- [Supplied data]:
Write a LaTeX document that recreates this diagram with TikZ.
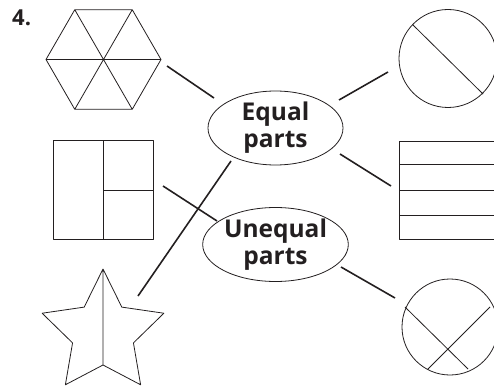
\documentclass[tikz,border=0pt]{standalone}
\usepackage{fontspec}
\setmainfont{Open Sans}
\usetikzlibrary{shapes.geometric}
\definecolor{ink}{HTML}{231F20}

\begin{document}
\begin{tikzpicture}[x=1pt,y=-1pt,
    figure/.style={draw=ink,line width=0.8pt,line join=round},
    answer/.style={ellipse,draw=ink,line width=0.8pt,minimum width=135pt,minimum height=74pt,
        inner sep=0pt,align=center,font=\bfseries\fontsize{24.5}{29}\selectfont,text=ink},
    link/.style={draw=ink,line width=1.6pt}]
   \useasboundingbox (0,0) rectangle (494,390);
   \node[anchor=north west,inner sep=0pt,font=\bfseries\fontsize{22}{22}\selectfont,text=ink] (num) at (12,10) {4.};
   % answers
   \node[answer] (equal) at (275.5,128) {Equal\\[-2pt]parts};
   \node[answer] (unequal) at (275.5,244.5) {Unequal\\[-2pt]parts};
   % shapes on the left
   \draw[figure,shift={(103.5,59.5)}] (0:57.5) -- (60:57.5) -- (120:57.5) -- (180:57.5) -- (240:57.5) -- (300:57.5) -- cycle
      (0:57.5) -- (180:57.5) (60:57.5) -- (240:57.5) (120:57.5) -- (300:57.5);
   \draw[figure] (53,140) rectangle (153,239) (103,140) -- (103,239) (103,190) -- (153,190);
   \draw[figure,shift={(103,333)}] (-90:64) -- (-54:32) -- (-18:64) -- (18:32) -- (54:64) -- (90:32)
      -- (126:64) -- (162:32) -- (198:64) -- (234:32) -- cycle (-90:64) -- (90:32);
   % shapes on the right
   \draw[figure] (448,58.5) circle (49) (413,25) -- (483,94);
   \draw[figure] (500,141) -- (399,141) -- (399,239) -- (500,239)
      (399,164.5) -- (500,164.5) (399,190) -- (500,190) (399,215.5) -- (500,215.5);
   \draw[figure] (450,327) circle (48) (405,307) -- (468,369) (490,307) -- (428,369);
   % ends of the links
   \coordinate (hex) at (167,66);
   \coordinate (sq) at (163,186);
   \coordinate (star) at (138,296);
   \coordinate (c1) at (388,72);
   \coordinate (rect) at (391,186);
   \coordinate (c2) at (395,298);
   \coordinate (e1) at (214,98);
   \coordinate (e2) at (231,161);
   \coordinate (e3) at (339,100);
   \coordinate (e4) at (340,154);
   \coordinate (u1) at (217,221);
   \coordinate (u2) at (341,267);
   \path[link]
    (hex) edge (e1)
    (sq) edge (u1)
    (star) edge (e2)
    (e3) edge (c1)
    (e4) edge (rect)
    (u2) edge (c2);
\end{tikzpicture}
\end{document}
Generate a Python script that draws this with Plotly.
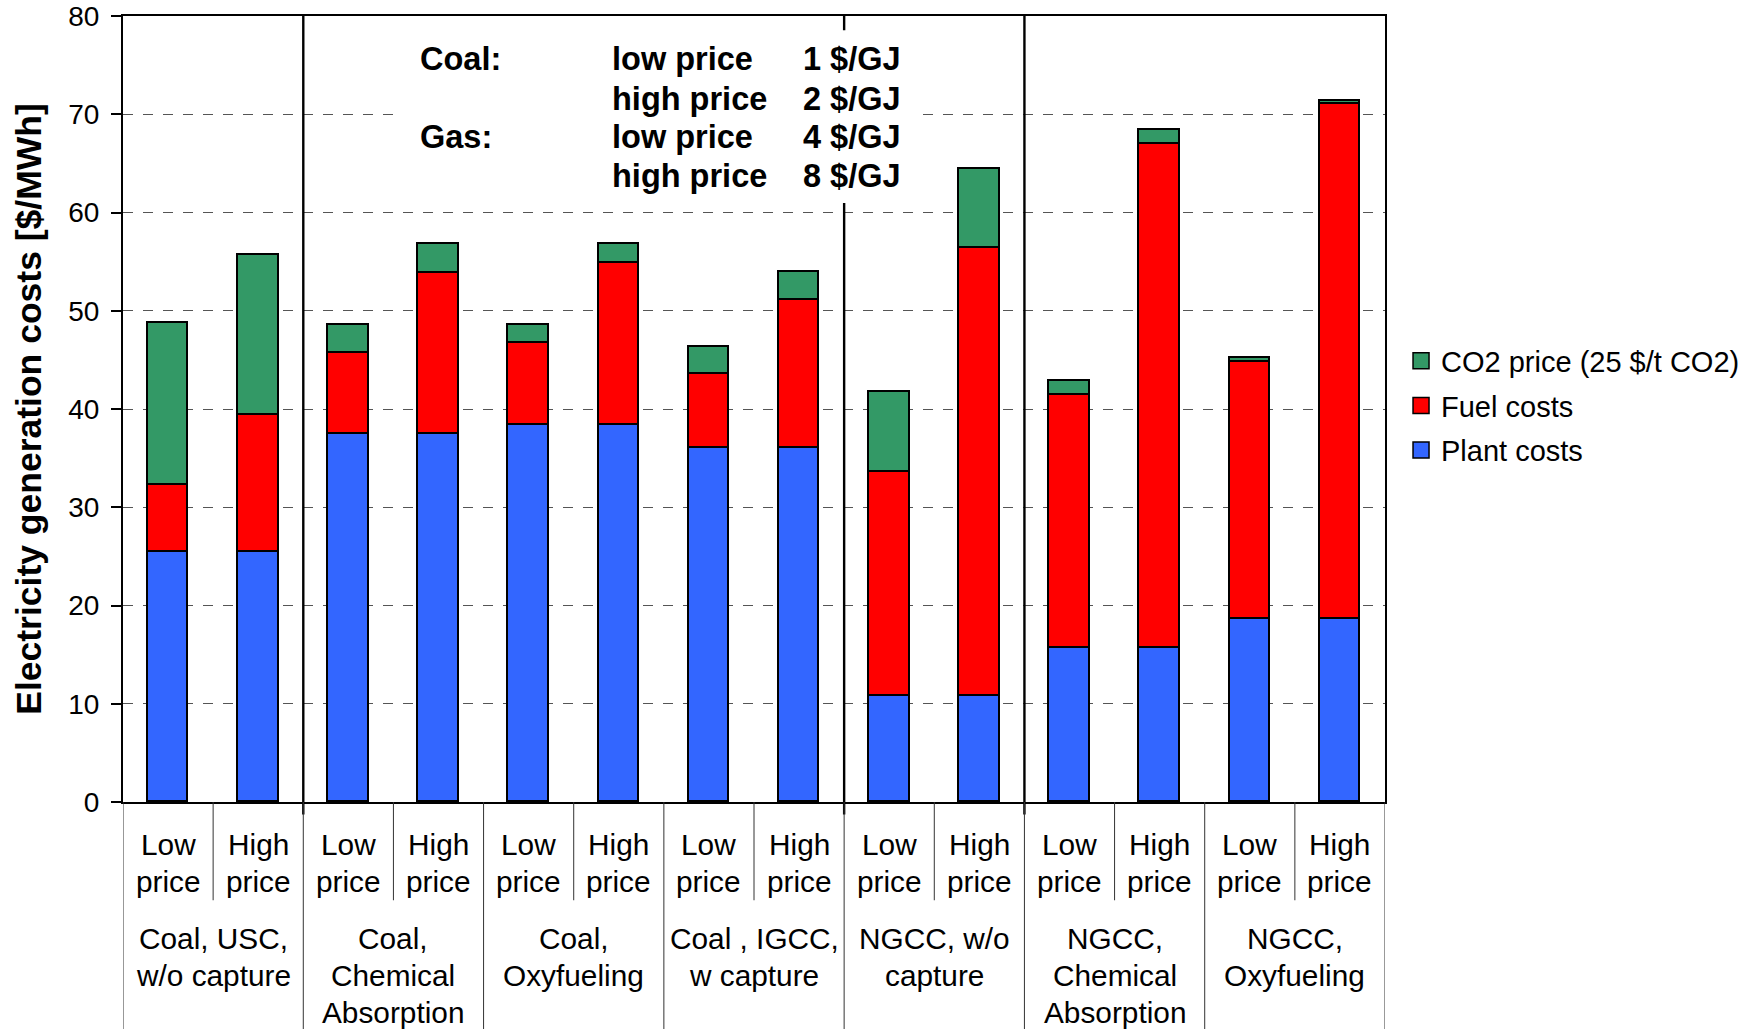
import plotly.graph_objects as go

# ---------------- data ----------------
groups = ["Coal, USC,<br>w/o capture", "Coal,<br>Chemical<br>Absorption", "Coal,<br>Oxyfueling",
          "Coal , IGCC,<br>w capture", "NGCC, w/o<br>capture", "NGCC,<br>Chemical<br>Absorption",
          "NGCC,<br>Oxyfueling"]
price_cases = ["Low<br>price", "High<br>price"]

plant_costs = [25.4, 25.4, 37.5, 37.5, 38.4, 38.4, 36.0, 36.0, 10.8, 10.8, 15.7, 15.7, 18.6, 18.6]
fuel_costs = [6.9, 14.0, 8.2, 16.3, 8.3, 16.5, 7.6, 15.1, 22.8, 45.6, 25.7, 51.3, 26.2, 52.4]
co2_costs = [16.5, 16.3, 2.9, 3.0, 1.8, 1.9, 2.7, 2.8, 8.1, 8.0, 1.4, 1.4, 0.4, 0.3]

series_names = ["Plant costs", "Fuel costs", "CO2 price (25 $/t CO2)"]

y_ticks = [0, 10, 20, 30, 40, 50, 60, 70, 80]
y_title = "Electricity generation costs [$/MWh]"

note_fuels = ["Coal:", "", "Gas:", ""]
note_levels = ["low price", "high price", "low price", "high price"]
note_prices = ["1 $/GJ", "2 $/GJ", "4 $/GJ", "8 $/GJ"]

# ---------------- style ----------------
colors = ["#3366FF", "#FF0000", "#339966"]
legend_ranks = [3, 2, 1]
FONT = "Arial, Liberation Sans, sans-serif"
separator_after = [1, 7, 9]   # thick vertical separators after these bar indices
LINE_STEP = 0.0471            # category label line spacing (paper units)

n_bars = len(plant_costs)
xs = list(range(n_bars))
bar_labels = [price_cases[i % 2] for i in xs]

fig = go.Figure()
for vals, name, col in zip([plant_costs, fuel_costs, co2_costs], series_names, colors):
    fig.add_trace(go.Bar(
        x=xs, y=vals, name=name, width=0.45,
        marker=dict(color=col, line=dict(color="black", width=1.6)),
        legendgroup=name, showlegend=False,
    ))
# legend entries (square swatches)
for name, col, rk in zip(series_names, colors, legend_ranks):
    fig.add_trace(go.Scatter(
        x=[None], y=[None], mode="markers", name=name, legendgroup=name, legendrank=rk,
        marker=dict(symbol="square", size=17, color=col, line=dict(color="black", width=1.5)),
        showlegend=True,
    ))

shapes = []
# thick separators inside the plot
for i in separator_after:
    shapes.append(dict(type="line", xref="x", yref="paper", x0=i + 0.5, x1=i + 0.5,
                       y0=1, y1=-0.016, line=dict(color="black", width=2.4)))
# category-axis dividers
per_group = len(price_cases)
for b in range(n_bars + 1):
    xb = b - 0.5
    y1 = -0.30 if b % per_group == 0 else -0.125
    shapes.append(dict(type="line", xref="x", yref="paper", x0=xb, x1=xb,
                       y0=0, y1=y1, line=dict(color="#333333", width=1)))
# white box behind note
shapes.append(dict(type="rect", xref="paper", yref="paper", x0=0.2211, x1=0.6323,
                   y0=0.762, y1=0.982, fillcolor="white", line=dict(width=0), layer="above"))

annotations = []


def add_lines(text, x, y_top):
    for j, line in enumerate(text.split("<br>")):
        annotations.append(dict(x=x, y=y_top - j * LINE_STEP, xref="x", yref="paper", text=line,
                                showarrow=False, xanchor="center", yanchor="top",
                                font=dict(family=FONT, size=29.8, color="black")))


for i in xs:
    add_lines(bar_labels[i], i, -0.031)
for g, name in enumerate(groups):
    add_lines(name, g * per_group + (per_group - 1) / 2, -0.150)

row_y = [0.945, 0.895, 0.846, 0.797]
col_x = [0.2334, 0.3856, 0.5375]
for r in range(len(note_levels)):
    for c, txt in enumerate([note_fuels[r], note_levels[r], note_prices[r]]):
        if txt:
            annotations.append(dict(x=col_x[c], y=row_y[r], xref="paper", yref="paper", text="<b>" + txt + "</b>",
                                    showarrow=False, xanchor="left", yanchor="middle",
                                    font=dict(family=FONT, size=32.5, color="black")))

fig.update_layout(
    width=1751, height=1029,
    margin=dict(l=123, r=366, t=16, b=227, autoexpand=False),
    paper_bgcolor="white", plot_bgcolor="white",
    barmode="stack",
    font=dict(family=FONT, size=28, color="black"),
    showlegend=True,
    legend=dict(x=1.0127, y=0.504, xanchor="left", yanchor="middle",
                traceorder="grouped", tracegroupgap=4,
                font=dict(family=FONT, size=29, color="black"),
                bgcolor="rgba(0,0,0,0)"),
    shapes=shapes,
    annotations=annotations,
    bargap=0,
)
fig.update_xaxes(range=[-0.5, n_bars - 0.5], showticklabels=False, ticks="",
                 showgrid=False, zeroline=False, showline=True, linecolor="black",
                 linewidth=2, mirror=True, automargin=False)
fig.update_yaxes(range=[0, 80], tickvals=y_ticks, ticks="outside", ticklen=10, tickwidth=1.5,
                 tickcolor="black", showline=True, linecolor="black", linewidth=2, mirror=True,
                 showgrid=True, gridcolor="#555555", gridwidth=1.2, griddash="10px,10px",
                 zeroline=False, tickfont=dict(family=FONT, size=28, color="black"),
                 ticklabelstandoff=6, automargin=False, ticklabeloverflow="allow",
                 title=dict(text="<b>" + y_title + "</b>", standoff=16,
                            font=dict(family=FONT, size=35.5, color="black")))

# remove the page's default body margin so the figure fills the window exactly
fig.write_html("out.html", config={"displayModeBar": False},
               post_script="document.body.style.margin='0';")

- [Goal of the exercise]:
In the listing above, find the line containing "Generate a Python" and the line containing "import plotly.graph_objects as go", then write out both of them and every line between, exactly, with no pictures.

- [Solution to this task]:
Generate a Python script that draws this with Plotly.
import plotly.graph_objects as go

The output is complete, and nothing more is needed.